■ What you need to do ■
Please transcribe the data that follows without the pictures, keeping every word the same.

-=-=-

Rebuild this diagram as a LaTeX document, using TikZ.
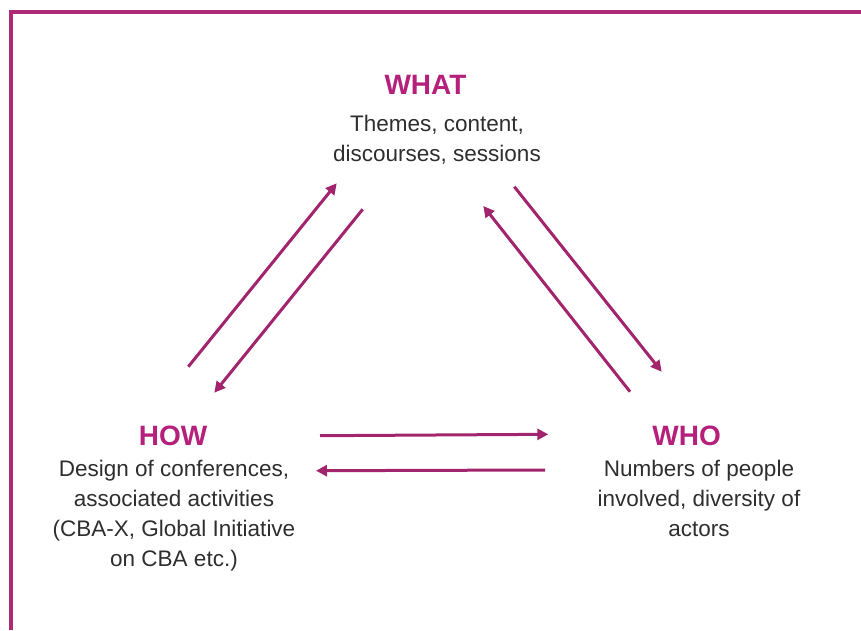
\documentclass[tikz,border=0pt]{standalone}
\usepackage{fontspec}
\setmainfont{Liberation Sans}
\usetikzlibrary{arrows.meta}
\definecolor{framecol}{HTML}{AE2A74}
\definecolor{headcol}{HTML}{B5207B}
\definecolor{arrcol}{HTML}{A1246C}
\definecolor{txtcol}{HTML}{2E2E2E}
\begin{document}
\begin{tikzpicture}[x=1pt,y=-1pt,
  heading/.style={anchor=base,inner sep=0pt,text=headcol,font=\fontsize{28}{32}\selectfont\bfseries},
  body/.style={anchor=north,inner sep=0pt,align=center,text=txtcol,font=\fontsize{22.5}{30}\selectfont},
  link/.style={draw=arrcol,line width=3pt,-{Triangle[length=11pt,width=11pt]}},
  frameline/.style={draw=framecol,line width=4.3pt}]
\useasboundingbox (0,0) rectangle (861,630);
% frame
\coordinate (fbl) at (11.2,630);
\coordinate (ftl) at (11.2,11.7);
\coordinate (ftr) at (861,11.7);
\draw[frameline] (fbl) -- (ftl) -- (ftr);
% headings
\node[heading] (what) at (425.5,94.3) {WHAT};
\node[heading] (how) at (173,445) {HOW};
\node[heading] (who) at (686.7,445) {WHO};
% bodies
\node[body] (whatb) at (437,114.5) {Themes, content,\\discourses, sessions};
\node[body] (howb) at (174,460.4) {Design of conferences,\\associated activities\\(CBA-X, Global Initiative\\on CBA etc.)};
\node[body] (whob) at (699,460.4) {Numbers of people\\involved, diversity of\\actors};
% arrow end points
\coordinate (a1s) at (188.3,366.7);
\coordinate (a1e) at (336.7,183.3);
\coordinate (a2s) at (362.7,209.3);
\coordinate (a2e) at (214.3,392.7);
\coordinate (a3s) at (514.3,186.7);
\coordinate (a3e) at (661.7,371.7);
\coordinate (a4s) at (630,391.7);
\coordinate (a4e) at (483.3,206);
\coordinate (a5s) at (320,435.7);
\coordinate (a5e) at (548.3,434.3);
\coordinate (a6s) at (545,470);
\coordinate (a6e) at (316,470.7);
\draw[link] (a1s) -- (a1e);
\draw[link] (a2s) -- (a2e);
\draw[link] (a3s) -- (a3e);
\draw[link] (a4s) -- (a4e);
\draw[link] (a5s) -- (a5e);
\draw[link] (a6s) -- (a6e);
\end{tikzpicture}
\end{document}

-=-=-

■ The result ■
Rebuild this diagram as a LaTeX document, using TikZ.
\documentclass[tikz,border=0pt]{standalone}
\usepackage{fontspec}
\setmainfont{Liberation Sans}
\usetikzlibrary{arrows.meta}
\definecolor{framecol}{HTML}{AE2A74}
\definecolor{headcol}{HTML}{B5207B}
\definecolor{arrcol}{HTML}{A1246C}
\definecolor{txtcol}{HTML}{2E2E2E}
\begin{document}
\begin{tikzpicture}[x=1pt,y=-1pt,
  heading/.style={anchor=base,inner sep=0pt,text=headcol,font=\fontsize{28}{32}\selectfont\bfseries},
  body/.style={anchor=north,inner sep=0pt,align=center,text=txtcol,font=\fontsize{22.5}{30}\selectfont},
  link/.style={draw=arrcol,line width=3pt,-{Triangle[length=11pt,width=11pt]}},
  frameline/.style={draw=framecol,line width=4.3pt}]
\useasboundingbox (0,0) rectangle (861,630);
% frame
\coordinate (fbl) at (11.2,630);
\coordinate (ftl) at (11.2,11.7);
\coordinate (ftr) at (861,11.7);
\draw[frameline] (fbl) -- (ftl) -- (ftr);
% headings
\node[heading] (what) at (425.5,94.3) {WHAT};
\node[heading] (how) at (173,445) {HOW};
\node[heading] (who) at (686.7,445) {WHO};
% bodies
\node[body] (whatb) at (437,114.5) {Themes, content,\\discourses, sessions};
\node[body] (howb) at (174,460.4) {Design of conferences,\\associated activities\\(CBA-X, Global Initiative\\on CBA etc.)};
\node[body] (whob) at (699,460.4) {Numbers of people\\involved, diversity of\\actors};
% arrow end points
\coordinate (a1s) at (188.3,366.7);
\coordinate (a1e) at (336.7,183.3);
\coordinate (a2s) at (362.7,209.3);
\coordinate (a2e) at (214.3,392.7);
\coordinate (a3s) at (514.3,186.7);
\coordinate (a3e) at (661.7,371.7);
\coordinate (a4s) at (630,391.7);
\coordinate (a4e) at (483.3,206);
\coordinate (a5s) at (320,435.7);
\coordinate (a5e) at (548.3,434.3);
\coordinate (a6s) at (545,470);
\coordinate (a6e) at (316,470.7);
\draw[link] (a1s) -- (a1e);
\draw[link] (a2s) -- (a2e);
\draw[link] (a3s) -- (a3e);
\draw[link] (a4s) -- (a4e);
\draw[link] (a5s) -- (a5e);
\draw[link] (a6s) -- (a6e);
\end{tikzpicture}
\end{document}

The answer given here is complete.